──────── MATERIAL FOR THIS TASK

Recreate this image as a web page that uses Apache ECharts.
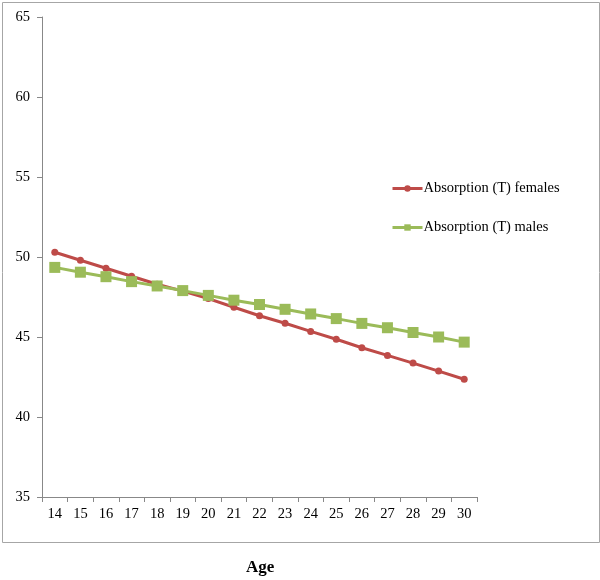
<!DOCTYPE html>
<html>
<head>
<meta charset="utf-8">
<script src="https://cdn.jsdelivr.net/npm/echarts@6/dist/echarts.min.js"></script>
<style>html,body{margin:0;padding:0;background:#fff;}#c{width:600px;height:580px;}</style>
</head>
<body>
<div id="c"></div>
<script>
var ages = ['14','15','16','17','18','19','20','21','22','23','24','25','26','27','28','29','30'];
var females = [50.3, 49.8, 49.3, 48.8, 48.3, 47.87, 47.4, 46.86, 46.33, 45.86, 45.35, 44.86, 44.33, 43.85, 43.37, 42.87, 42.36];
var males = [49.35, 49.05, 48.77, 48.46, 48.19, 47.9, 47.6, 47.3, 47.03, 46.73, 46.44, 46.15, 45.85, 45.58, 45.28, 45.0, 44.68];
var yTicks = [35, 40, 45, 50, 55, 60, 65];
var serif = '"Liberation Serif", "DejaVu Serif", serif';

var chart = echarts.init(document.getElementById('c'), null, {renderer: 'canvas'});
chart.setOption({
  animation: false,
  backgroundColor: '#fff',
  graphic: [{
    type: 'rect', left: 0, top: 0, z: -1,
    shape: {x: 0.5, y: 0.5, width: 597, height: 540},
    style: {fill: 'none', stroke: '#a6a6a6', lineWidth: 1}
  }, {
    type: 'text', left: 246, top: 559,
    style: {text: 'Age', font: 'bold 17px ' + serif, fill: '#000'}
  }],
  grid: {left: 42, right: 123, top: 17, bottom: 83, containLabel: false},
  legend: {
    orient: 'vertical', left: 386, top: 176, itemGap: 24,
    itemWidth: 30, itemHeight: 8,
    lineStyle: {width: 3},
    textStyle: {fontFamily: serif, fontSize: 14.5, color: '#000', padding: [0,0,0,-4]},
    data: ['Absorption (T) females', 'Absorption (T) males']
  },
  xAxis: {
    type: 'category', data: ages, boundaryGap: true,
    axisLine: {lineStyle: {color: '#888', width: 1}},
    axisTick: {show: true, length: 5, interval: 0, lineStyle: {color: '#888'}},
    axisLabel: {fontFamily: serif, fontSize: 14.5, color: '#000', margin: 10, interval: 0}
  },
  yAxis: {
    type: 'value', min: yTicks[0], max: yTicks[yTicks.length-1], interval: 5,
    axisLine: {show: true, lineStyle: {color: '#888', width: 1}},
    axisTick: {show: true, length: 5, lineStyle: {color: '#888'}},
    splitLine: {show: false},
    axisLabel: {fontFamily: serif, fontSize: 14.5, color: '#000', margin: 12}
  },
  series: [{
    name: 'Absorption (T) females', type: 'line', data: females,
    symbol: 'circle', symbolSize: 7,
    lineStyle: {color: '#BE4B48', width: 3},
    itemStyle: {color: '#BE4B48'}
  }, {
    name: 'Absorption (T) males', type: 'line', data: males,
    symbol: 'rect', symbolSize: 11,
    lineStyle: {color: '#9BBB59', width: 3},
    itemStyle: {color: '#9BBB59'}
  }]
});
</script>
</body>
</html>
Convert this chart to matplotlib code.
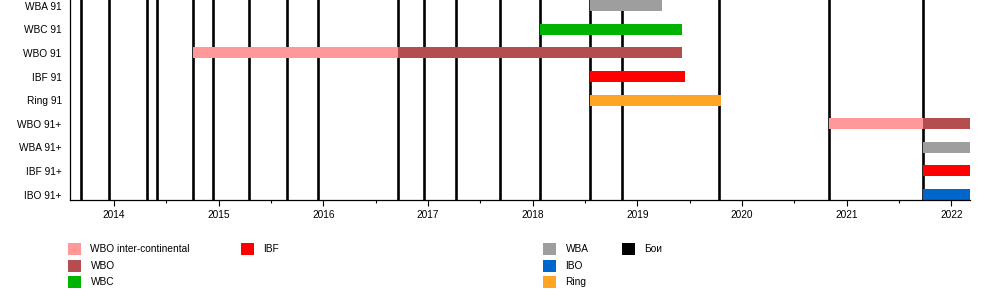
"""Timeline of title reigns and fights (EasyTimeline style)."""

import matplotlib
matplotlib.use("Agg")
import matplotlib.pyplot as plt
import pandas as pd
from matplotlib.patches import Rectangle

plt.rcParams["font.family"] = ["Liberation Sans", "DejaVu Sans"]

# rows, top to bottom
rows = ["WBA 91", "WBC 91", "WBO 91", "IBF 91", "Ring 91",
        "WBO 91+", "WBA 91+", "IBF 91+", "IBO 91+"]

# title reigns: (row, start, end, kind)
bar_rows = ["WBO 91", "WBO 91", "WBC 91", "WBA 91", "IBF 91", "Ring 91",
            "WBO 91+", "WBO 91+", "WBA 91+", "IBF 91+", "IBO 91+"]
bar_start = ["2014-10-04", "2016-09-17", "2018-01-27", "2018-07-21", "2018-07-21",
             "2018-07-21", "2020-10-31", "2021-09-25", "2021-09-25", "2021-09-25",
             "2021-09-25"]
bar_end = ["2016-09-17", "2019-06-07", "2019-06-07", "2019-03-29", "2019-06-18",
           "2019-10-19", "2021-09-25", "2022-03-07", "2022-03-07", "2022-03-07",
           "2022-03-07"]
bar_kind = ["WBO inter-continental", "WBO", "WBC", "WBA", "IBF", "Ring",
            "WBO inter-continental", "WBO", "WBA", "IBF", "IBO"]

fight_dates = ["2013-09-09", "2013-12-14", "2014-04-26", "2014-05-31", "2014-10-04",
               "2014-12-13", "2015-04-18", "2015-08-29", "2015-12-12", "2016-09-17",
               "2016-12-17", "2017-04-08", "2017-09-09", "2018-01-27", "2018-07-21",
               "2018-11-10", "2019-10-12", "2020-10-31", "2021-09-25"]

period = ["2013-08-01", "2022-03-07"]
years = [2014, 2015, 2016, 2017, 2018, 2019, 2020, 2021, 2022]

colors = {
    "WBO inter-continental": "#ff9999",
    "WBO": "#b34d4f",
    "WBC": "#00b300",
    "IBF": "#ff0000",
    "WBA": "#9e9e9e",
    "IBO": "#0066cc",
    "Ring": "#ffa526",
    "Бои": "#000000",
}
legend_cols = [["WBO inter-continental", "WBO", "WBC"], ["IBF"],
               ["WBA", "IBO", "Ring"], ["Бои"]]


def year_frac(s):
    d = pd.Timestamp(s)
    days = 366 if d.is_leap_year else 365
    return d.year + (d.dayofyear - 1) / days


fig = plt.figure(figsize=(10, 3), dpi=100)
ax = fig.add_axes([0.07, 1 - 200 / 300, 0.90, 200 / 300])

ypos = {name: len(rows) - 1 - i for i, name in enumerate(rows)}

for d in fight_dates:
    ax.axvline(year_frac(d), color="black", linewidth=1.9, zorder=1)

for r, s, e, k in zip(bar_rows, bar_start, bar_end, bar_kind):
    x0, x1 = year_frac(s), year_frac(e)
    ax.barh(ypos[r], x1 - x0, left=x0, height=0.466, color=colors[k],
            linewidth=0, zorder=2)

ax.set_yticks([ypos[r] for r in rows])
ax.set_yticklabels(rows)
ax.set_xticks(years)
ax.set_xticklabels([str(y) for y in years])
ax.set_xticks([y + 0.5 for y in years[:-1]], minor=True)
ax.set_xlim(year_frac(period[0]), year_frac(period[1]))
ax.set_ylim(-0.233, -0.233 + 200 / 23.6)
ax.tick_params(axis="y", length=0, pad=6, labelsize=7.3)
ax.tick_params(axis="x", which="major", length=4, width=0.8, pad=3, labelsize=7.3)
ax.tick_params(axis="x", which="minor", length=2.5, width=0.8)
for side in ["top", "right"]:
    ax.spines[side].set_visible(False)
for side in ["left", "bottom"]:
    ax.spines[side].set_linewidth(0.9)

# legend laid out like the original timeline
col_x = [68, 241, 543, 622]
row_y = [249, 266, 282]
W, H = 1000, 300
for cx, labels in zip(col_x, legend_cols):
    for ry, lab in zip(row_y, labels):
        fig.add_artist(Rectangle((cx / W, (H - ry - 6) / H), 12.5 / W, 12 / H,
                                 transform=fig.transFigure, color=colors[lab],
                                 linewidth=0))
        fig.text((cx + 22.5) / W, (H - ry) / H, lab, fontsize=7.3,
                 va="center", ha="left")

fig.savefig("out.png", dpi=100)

────────────────

• AIM
Please repeat the entries exactly. Do not include the pictures.

• RESPONSE
Recreate this image as a web page that uses Apache ECharts.
<!DOCTYPE html>
<html>
<head>
<meta charset="utf-8">
<script src="https://cdn.jsdelivr.net/npm/echarts@6/dist/echarts.min.js"></script>
<style>html,body{margin:0;padding:0;background:#fff;}#c{width:600px;height:580px;}</style>
</head>
<body>
<div id="c"></div>
<script>
var ages = ['14','15','16','17','18','19','20','21','22','23','24','25','26','27','28','29','30'];
var females = [50.3, 49.8, 49.3, 48.8, 48.3, 47.87, 47.4, 46.86, 46.33, 45.86, 45.35, 44.86, 44.33, 43.85, 43.37, 42.87, 42.36];
var males = [49.35, 49.05, 48.77, 48.46, 48.19, 47.9, 47.6, 47.3, 47.03, 46.73, 46.44, 46.15, 45.85, 45.58, 45.28, 45.0, 44.68];
var yTicks = [35, 40, 45, 50, 55, 60, 65];
var serif = '"Liberation Serif", "DejaVu Serif", serif';

var chart = echarts.init(document.getElementById('c'), null, {renderer: 'canvas'});
chart.setOption({
  animation: false,
  backgroundColor: '#fff',
  graphic: [{
    type: 'rect', left: 0, top: 0, z: -1,
    shape: {x: 0.5, y: 0.5, width: 597, height: 540},
    style: {fill: 'none', stroke: '#a6a6a6', lineWidth: 1}
  }, {
    type: 'text', left: 246, top: 559,
    style: {text: 'Age', font: 'bold 17px ' + serif, fill: '#000'}
  }],
  grid: {left: 42, right: 123, top: 17, bottom: 83, containLabel: false},
  legend: {
    orient: 'vertical', left: 386, top: 176, itemGap: 24,
    itemWidth: 30, itemHeight: 8,
    lineStyle: {width: 3},
    textStyle: {fontFamily: serif, fontSize: 14.5, color: '#000', padding: [0,0,0,-4]},
    data: ['Absorption (T) females', 'Absorption (T) males']
  },
  xAxis: {
    type: 'category', data: ages, boundaryGap: true,
    axisLine: {lineStyle: {color: '#888', width: 1}},
    axisTick: {show: true, length: 5, interval: 0, lineStyle: {color: '#888'}},
    axisLabel: {fontFamily: serif, fontSize: 14.5, color: '#000', margin: 10, interval: 0}
  },
  yAxis: {
    type: 'value', min: yTicks[0], max: yTicks[yTicks.length-1], interval: 5,
    axisLine: {show: true, lineStyle: {color: '#888', width: 1}},
    axisTick: {show: true, length: 5, lineStyle: {color: '#888'}},
    splitLine: {show: false},
    axisLabel: {fontFamily: serif, fontSize: 14.5, color: '#000', margin: 12}
  },
  series: [{
    name: 'Absorption (T) females', type: 'line', data: females,
    symbol: 'circle', symbolSize: 7,
    lineStyle: {color: '#BE4B48', width: 3},
    itemStyle: {color: '#BE4B48'}
  }, {
    name: 'Absorption (T) males', type: 'line', data: males,
    symbol: 'rect', symbolSize: 11,
    lineStyle: {color: '#9BBB59', width: 3},
    itemStyle: {color: '#9BBB59'}
  }]
});
</script>
</body>
</html>
Convert this chart to matplotlib code.
"""Timeline of title reigns and fights (EasyTimeline style)."""

import matplotlib
matplotlib.use("Agg")
import matplotlib.pyplot as plt
import pandas as pd
from matplotlib.patches import Rectangle

plt.rcParams["font.family"] = ["Liberation Sans", "DejaVu Sans"]

# rows, top to bottom
rows = ["WBA 91", "WBC 91", "WBO 91", "IBF 91", "Ring 91",
        "WBO 91+", "WBA 91+", "IBF 91+", "IBO 91+"]

# title reigns: (row, start, end, kind)
bar_rows = ["WBO 91", "WBO 91", "WBC 91", "WBA 91", "IBF 91", "Ring 91",
            "WBO 91+", "WBO 91+", "WBA 91+", "IBF 91+", "IBO 91+"]
bar_start = ["2014-10-04", "2016-09-17", "2018-01-27", "2018-07-21", "2018-07-21",
             "2018-07-21", "2020-10-31", "2021-09-25", "2021-09-25", "2021-09-25",
             "2021-09-25"]
bar_end = ["2016-09-17", "2019-06-07", "2019-06-07", "2019-03-29", "2019-06-18",
           "2019-10-19", "2021-09-25", "2022-03-07", "2022-03-07", "2022-03-07",
           "2022-03-07"]
bar_kind = ["WBO inter-continental", "WBO", "WBC", "WBA", "IBF", "Ring",
            "WBO inter-continental", "WBO", "WBA", "IBF", "IBO"]

fight_dates = ["2013-09-09", "2013-12-14", "2014-04-26", "2014-05-31", "2014-10-04",
               "2014-12-13", "2015-04-18", "2015-08-29", "2015-12-12", "2016-09-17",
               "2016-12-17", "2017-04-08", "2017-09-09", "2018-01-27", "2018-07-21",
               "2018-11-10", "2019-10-12", "2020-10-31", "2021-09-25"]

period = ["2013-08-01", "2022-03-07"]
years = [2014, 2015, 2016, 2017, 2018, 2019, 2020, 2021, 2022]

colors = {
    "WBO inter-continental": "#ff9999",
    "WBO": "#b34d4f",
    "WBC": "#00b300",
    "IBF": "#ff0000",
    "WBA": "#9e9e9e",
    "IBO": "#0066cc",
    "Ring": "#ffa526",
    "Бои": "#000000",
}
legend_cols = [["WBO inter-continental", "WBO", "WBC"], ["IBF"],
               ["WBA", "IBO", "Ring"], ["Бои"]]


def year_frac(s):
    d = pd.Timestamp(s)
    days = 366 if d.is_leap_year else 365
    return d.year + (d.dayofyear - 1) / days


fig = plt.figure(figsize=(10, 3), dpi=100)
ax = fig.add_axes([0.07, 1 - 200 / 300, 0.90, 200 / 300])

ypos = {name: len(rows) - 1 - i for i, name in enumerate(rows)}

for d in fight_dates:
    ax.axvline(year_frac(d), color="black", linewidth=1.9, zorder=1)

for r, s, e, k in zip(bar_rows, bar_start, bar_end, bar_kind):
    x0, x1 = year_frac(s), year_frac(e)
    ax.barh(ypos[r], x1 - x0, left=x0, height=0.466, color=colors[k],
            linewidth=0, zorder=2)

ax.set_yticks([ypos[r] for r in rows])
ax.set_yticklabels(rows)
ax.set_xticks(years)
ax.set_xticklabels([str(y) for y in years])
ax.set_xticks([y + 0.5 for y in years[:-1]], minor=True)
ax.set_xlim(year_frac(period[0]), year_frac(period[1]))
ax.set_ylim(-0.233, -0.233 + 200 / 23.6)
ax.tick_params(axis="y", length=0, pad=6, labelsize=7.3)
ax.tick_params(axis="x", which="major", length=4, width=0.8, pad=3, labelsize=7.3)
ax.tick_params(axis="x", which="minor", length=2.5, width=0.8)
for side in ["top", "right"]:
    ax.spines[side].set_visible(False)
for side in ["left", "bottom"]:
    ax.spines[side].set_linewidth(0.9)

# legend laid out like the original timeline
col_x = [68, 241, 543, 622]
row_y = [249, 266, 282]
W, H = 1000, 300
for cx, labels in zip(col_x, legend_cols):
    for ry, lab in zip(row_y, labels):
        fig.add_artist(Rectangle((cx / W, (H - ry - 6) / H), 12.5 / W, 12 / H,
                                 transform=fig.transFigure, color=colors[lab],
                                 linewidth=0))
        fig.text((cx + 22.5) / W, (H - ry) / H, lab, fontsize=7.3,
                 va="center", ha="left")

fig.savefig("out.png", dpi=100)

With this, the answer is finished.